Consciências aprisionadas


Opinião

Na quarta-feira última, 20 de novembro, o clube Renascença tinha bastante gente, mas estava vazio. Entrada franca. Teve banda do Corpo de Bombeiros, feijoada, apresentações de conjunto de choro, grupo de jongo, casais em dança de gafieira, roda de samba e artistas diversos. Barraquinhas de artesanatos e diversos produtores oferecendo degustação de cachaças da melhor qualidade. Ainda assim, vazio. Sabemos bem o que é um dia de casa cheia no clube para fazer essa afirmação.  

Ao mesmo tempo, as imagens de celular mostravam uma multidão de torcedores acompanhando o ônibus que levava o time de futebol do Flamengo até o aeroporto do Galeão. Uma multidão que tomava totalmente o caminho e não distinguia obstáculos, chegando a pisotear veículos que estavam parados atravancando o seu caminho, que derrubou grades, provocou feridos  e reação violenta da polícia.

A data em pauta foi instituída por lei como Dia Nacional de Zumbi e da Consciência Negra. Aqui, no Rio de Janeiro, é um feriado estadual e celebrada com manifestações em diversos locais, entre eles o clube Renascença cuja origem e história transformaram o “Rena” em um símbolo de enfrentamento dos negros contra a discriminação racial. Nesse ano, 2019, na mesma data, a equipe do Flamengo embarcou para a cidade de Lima, no Peru, onde disputará, hoje, 23 de novembro, daqui a pouco, com o time argentino River Plate,  a taça Libertadores da America.

Foram duas manifestações populares. Seria um equívoco desvalorizar qualquer uma delas em prol da outra. Dois públicos felizes, isso é o que importa. Afinal esse é o objetivo final das lutas sociais. Contudo, também não há como ignorar as possíveis motivações que determinaram a opção pela participação em um ou outro evento. Um deles celebrou a consciência. Outro foi uma manifestação explícita de alienação. Não se comparam.

O resultado da partida de hoje, sábado,  qualquer que seja, provocará outro impacto na vida da cidade e das pessoas. Alegrias e tristezas consoantes com as emoções que determinam a relação dos cariocas e dos brasileiros em geral com o futebol.

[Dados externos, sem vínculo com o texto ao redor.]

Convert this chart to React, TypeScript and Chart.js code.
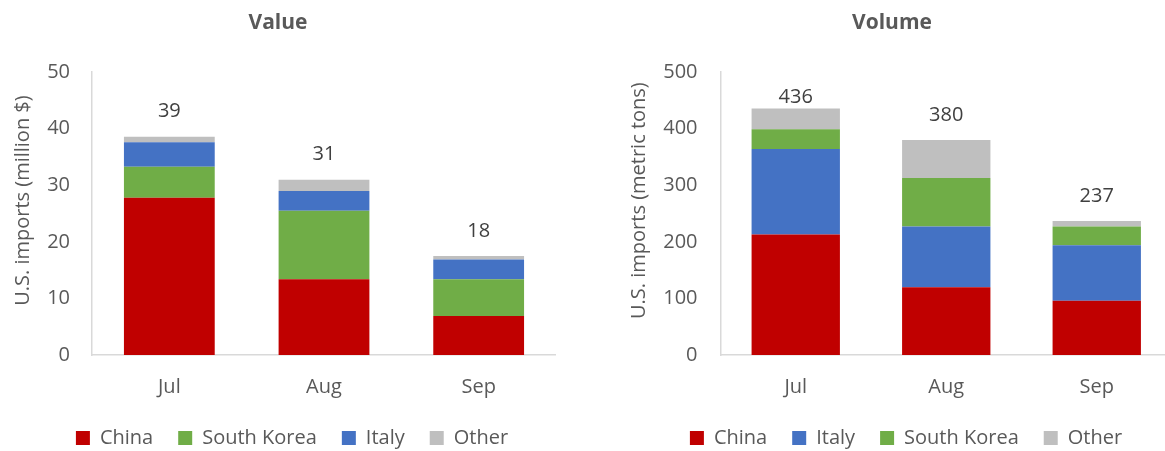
import React, { useEffect, useRef } from "react";
import { Chart, registerables } from "chart.js";

Chart.register(...registerables);

// ---- Data ----
const months = ["Jul", "Aug", "Sep"];

// Value chart (million $)
const valueChina = [27.8, 13.4, 6.9];
const valueSouthKorea = [5.5, 12.1, 6.5];
const valueItaly = [4.3, 3.5, 3.5];
const valueOther = [1.0, 2.0, 0.6];
const valueTotals = [39, 31, 18];
const valueTicks = { min: 0, max: 50, step: 10 };

// Volume chart (metric tons)
const volumeChina = [213, 120, 96];
const volumeItaly = [151, 107, 98];
const volumeSouthKorea = [35, 86, 33];
const volumeOther = [37, 67, 10];
const volumeTotals = [436, 380, 237];
const volumeTicks = { min: 0, max: 500, step: 100 };

// ---- Style ----
const FONT = "'Open Sans', sans-serif";
const TEXT = "#595959";
const AXIS = "#D9D9D9";
const RED = "#C00000";
const GREEN = "#70AD47";
const BLUE = "#4472C4";
const GRAY = "#BFBFBF";

const totalsPlugin = {
  id: "totals",
  afterDatasetsDraw(chart: any, _args: any, opts: any) {
    const labels: number[] = (opts && opts.labels) || [];
    if (!labels.length) return;
    const { ctx, chartArea } = chart;
    ctx.save();
    ctx.font = `20px ${FONT}`;
    ctx.fillStyle = "#404040";
    ctx.textAlign = "center";
    ctx.textBaseline = "middle";
    labels.forEach((lab, j) => {
      let top = Infinity;
      let x = 0;
      chart.data.datasets.forEach((_d: any, i: number) => {
        const el = chart.getDatasetMeta(i).data[j];
        if (el && el.y < top) {
          top = el.y;
          x = el.x;
        }
      });
      const y = Math.max(top - 25, chartArea.top + 25.5);
      ctx.fillText(String(lab), x, y);
    });
    ctx.restore();
  },
};

// Draws the vertical axis title, a little above the plot's middle (as in the reference)
const axisTitlePlugin = {
  id: "axisTitle",
  afterDraw(chart: any, _args: any, opts: any) {
    if (!opts || !opts.text) return;
    const { ctx, chartArea } = chart;
    ctx.save();
    ctx.font = `20px ${FONT}`;
    ctx.fillStyle = TEXT;
    ctx.textAlign = "center";
    ctx.textBaseline = "middle";
    ctx.translate(opts.x, (chartArea.top + chartArea.bottom) / 2 - 13);
    ctx.rotate(-Math.PI / 2);
    ctx.fillText(opts.text, 0, 0);
    ctx.restore();
  },
};

const legendShiftPlugin = {
  id: "legendShift",
  afterLayout(chart: any, _args: any, opts: any) {
    if (chart.legend && opts && opts.shift) {
      chart.legend.left += opts.shift;
    }
  },
};

type PanelProps = {
  title: string;
  yTitle: string;
  series: { label: string; data: number[]; color: string }[];
  totals: number[];
  ticks: { min: number; max: number; step: number };
  left: number;
  width: number;
  yWidth: number;
  yTickPad: number;
  yTitleX: number;
};

function Panel(p: PanelProps) {
  const ref = useRef<HTMLCanvasElement | null>(null);
  useEffect(() => {
    if (!ref.current) return;
    const chart = new Chart(ref.current, {
      type: "bar",
      data: {
        labels: months,
        datasets: p.series.map((s) => ({
          label: s.label,
          data: s.data,
          backgroundColor: s.color,
          borderWidth: 0,
          barPercentage: 0.587,
          categoryPercentage: 1,
        })),
      },
      plugins: [totalsPlugin, axisTitlePlugin, legendShiftPlugin],
      options: {
        responsive: false,
        animation: false,
        events: [],
        layout: { padding: 0 },
        scales: {
          x: {
            stacked: true,
            grid: { display: false, drawTicks: false },
            border: { display: true, color: AXIS, width: 1.5 },
            ticks: { font: { family: FONT, size: 20 }, color: TEXT, padding: 20 },
            afterFit: (s: any) => {
              s.height = 48;
            },
          },
          y: {
            stacked: true,
            min: p.ticks.min,
            max: p.ticks.max,
            grid: { display: false, drawTicks: false },
            border: { display: true, color: AXIS, width: 1.5 },
            ticks: {
              stepSize: p.ticks.step,
              font: { family: FONT, size: 20 },
              color: TEXT,
              padding: p.yTickPad,
            },
            afterFit: (s: any) => {
              s.width = p.yWidth;
            },
          },
        },
        plugins: {
          title: {
            display: true,
            text: p.title,
            font: { family: FONT, size: 21, weight: "bold" },
            color: TEXT,
            padding: { top: 10, bottom: 37 },
          },
          legend: {
            position: "bottom",
            labels: {
              boxWidth: 14,
              boxHeight: 14,
              padding: 25,
              font: { family: FONT, size: 20 },
              color: TEXT,
            },
          },
          tooltip: { enabled: false },
          totals: { labels: p.totals },
          axisTitle: { text: p.yTitle, x: p.yTitleX },
          legendShift: { shift: 28 },
        } as any,
      },
    } as any);
    return () => chart.destroy();
  }, []);
  return (
    <div style={{ position: "absolute", left: p.left, top: 0, width: p.width, height: 458 }}>
      <canvas ref={ref} width={p.width} height={458} style={{ display: "block" }} />
    </div>
  );
}

export default function App() {
  return (
    <div
      style={{
        position: "fixed",
        left: 0,
        top: 0,
        width: 1165,
        height: 451,
        overflow: "hidden",
        background: "#ffffff",
      }}
    >
      <Panel
        title="Value"
        yTitle="U.S. imports (million $)"
        series={[
          { label: "China", data: valueChina, color: RED },
          { label: "South Korea", data: valueSouthKorea, color: GREEN },
          { label: "Italy", data: valueItaly, color: BLUE },
          { label: "Other", data: valueOther, color: GRAY },
        ]}
        totals={valueTotals}
        ticks={valueTicks}
        left={0}
        width={556}
        yWidth={92}
        yTickPad={22}
        yTitleX={23}
      />
      <Panel
        title="Volume"
        yTitle="U.S. imports (metric tons)"
        series={[
          { label: "China", data: volumeChina, color: RED },
          { label: "Italy", data: volumeItaly, color: BLUE },
          { label: "South Korea", data: volumeSouthKorea, color: GREEN },
          { label: "Other", data: volumeOther, color: GRAY },
        ]}
        totals={volumeTotals}
        ticks={volumeTicks}
        left={612}
        width={560}
        yWidth={108.5}
        yTickPad={23}
        yTitleX={27}
      />
    </div>
  );
}
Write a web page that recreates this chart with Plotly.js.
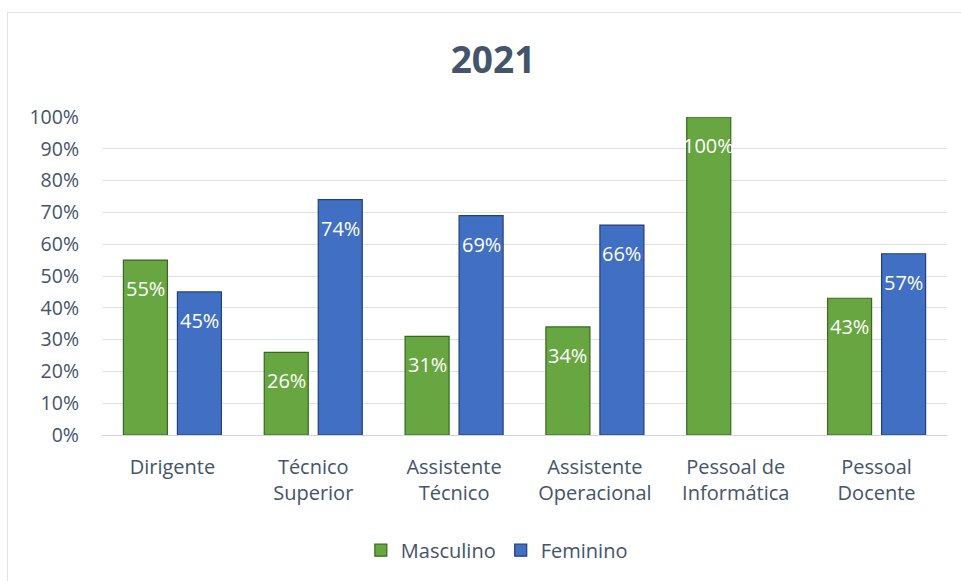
<!DOCTYPE html>
<html>
<head>
<meta charset="utf-8">
<script src="https://cdn.plot.ly/plotly-3.0.1.min.js"></script>
<style>
  html, body { margin: 0; padding: 0; background: #ffffff; }
  #wrap { position: relative; width: 961px; height: 581px; overflow: hidden; }
  #chart { width: 961px; height: 581px; }
  #frame { position: absolute; left: 7px; top: 12px; width: 1000px; height: 700px;
           border: 1px solid #dfe3e8; pointer-events: none; box-sizing: border-box; }
</style>
</head>
<body>
<div id="wrap">
  <div id="chart"></div>
  <div id="frame"></div>
</div>
<script>
const categories = ["Dirigente", "Técnico Superior", "Assistente Técnico",
                    "Assistente Operacional", "Pessoal de Informática", "Pessoal Docente"];
const tickLabels = ["Dirigente", "Técnico<br>Superior", "Assistente<br>Técnico",
                    "Assistente<br>Operacional", "Pessoal de<br>Informática", "Pessoal<br>Docente"];
const masculino = [0.55, 0.26, 0.31, 0.34, 1.00, 0.43];
const feminino  = [0.45, 0.74, 0.69, 0.66, 0.00, 0.57];
const seriesNames = ["Masculino", "Feminino"];
const titleText = "2021";

const FONT = "'Open Sans', 'Noto Sans', sans-serif";
const TXT = "#44546a";

const traces = [
  {
    type: "bar", name: seriesNames[0], x: categories, y: masculino,
    marker: { color: "#67a640", line: { color: "#3a6823", width: masculino.map(v => v > 0 ? 1.2 : 0) } },
    hoverinfo: "skip"
  },
  {
    type: "bar", name: seriesNames[1], x: categories, y: feminino,
    marker: { color: "#406fc3", line: { color: "#22407a", width: feminino.map(v => v > 0 ? 1.2 : 0) } },
    hoverinfo: "skip"
  }
];

const annotations = [];
const series = [masculino, feminino];
series.forEach((vals, s) => {
  vals.forEach((v, i) => {
    if (v <= 0) return;
    annotations.push({
      x: categories[i], y: v, xref: "x", yref: "y",
      xshift: s === 0 ? -27 : 27, yshift: -13,
      yanchor: "top", xanchor: "center", showarrow: false,
      text: Math.round(v * 100) + "%",
      font: { family: FONT, size: 20, color: "#ffffff" }
    });
  });
});

const layout = {
  width: 961, height: 581,
  paper_bgcolor: "rgba(0,0,0,0)", plot_bgcolor: "rgba(0,0,0,0)",
  margin: { l: 102, r: 14, t: 117, b: 146 },
  font: { family: FONT, color: TXT, size: 19 },
  title: {
    text: "<b>" + titleText + "</b>",
    font: { family: FONT, size: 37, color: TXT },
    x: 0.513, xref: "container", xanchor: "center",
    y: 0.897, yref: "container", yanchor: "middle"
  },
  barmode: "group", bargap: 0.233, bargroupgap: 0.185,
  xaxis: {
    type: "category", tickvals: categories, ticktext: tickLabels,
    showgrid: false, showline: true, linecolor: "#d0d5dc", linewidth: 1,
    ticks: "", ticklabelstandoff: 14,
    tickfont: { family: FONT, size: 20, color: TXT }
  },
  yaxis: {
    range: [0, 1], dtick: 0.1, tickformat: ".0%",
    showgrid: true, gridcolor: "#dde2e8", gridwidth: 1,
    zeroline: false, showline: false, ticks: "", ticklabelstandoff: 22,
    tickfont: { family: FONT, size: 19.5, color: TXT }
  },
  showlegend: true,
  legend: {
    orientation: "h", xref: "container", yref: "container",
    x: 0.517, xanchor: "center", y: 0.053, yanchor: "middle",
    font: { family: FONT, size: 20, color: TXT }, itemwidth: 30
  },
  annotations: annotations
};

Plotly.newPlot("chart", traces, layout, { displayModeBar: false, staticPlot: true });
</script>
</body>
</html>
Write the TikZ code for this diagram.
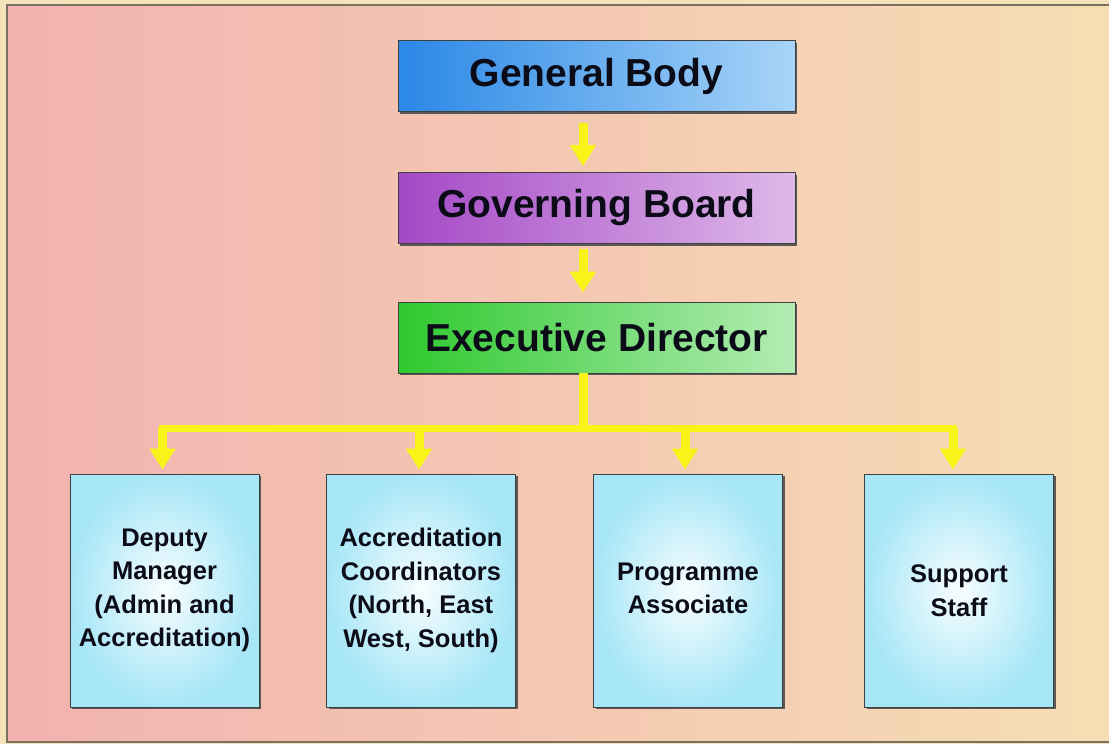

Eu prefiro ver as pessoas felizes. Então, preciso supor que essa alegria alienada deve ser tão grande que supera a infelicidade de um cenário sem aposentadoria, sem proteção de leis trabalhistas, de desmonte do sistema educacional, de extinção da saúde pública através da sua privatização, de entrega das riquezas nacionais, de subordinação ao capital privado, de desemprego, de preconceito e discriminação social, além da criminalização da pobreza e da miséria. Não fosse assim eu teria que classificar essas pessoas apenas como idiotas, mamulengos de uma ordem política fascista. Não tenho essa presunção nem acho que as decepções esportivas farão aumentar as fileiras dos participantes ativos na vida política do país. Escolhi apostar que o engajamento e consciência virão de outras disputas.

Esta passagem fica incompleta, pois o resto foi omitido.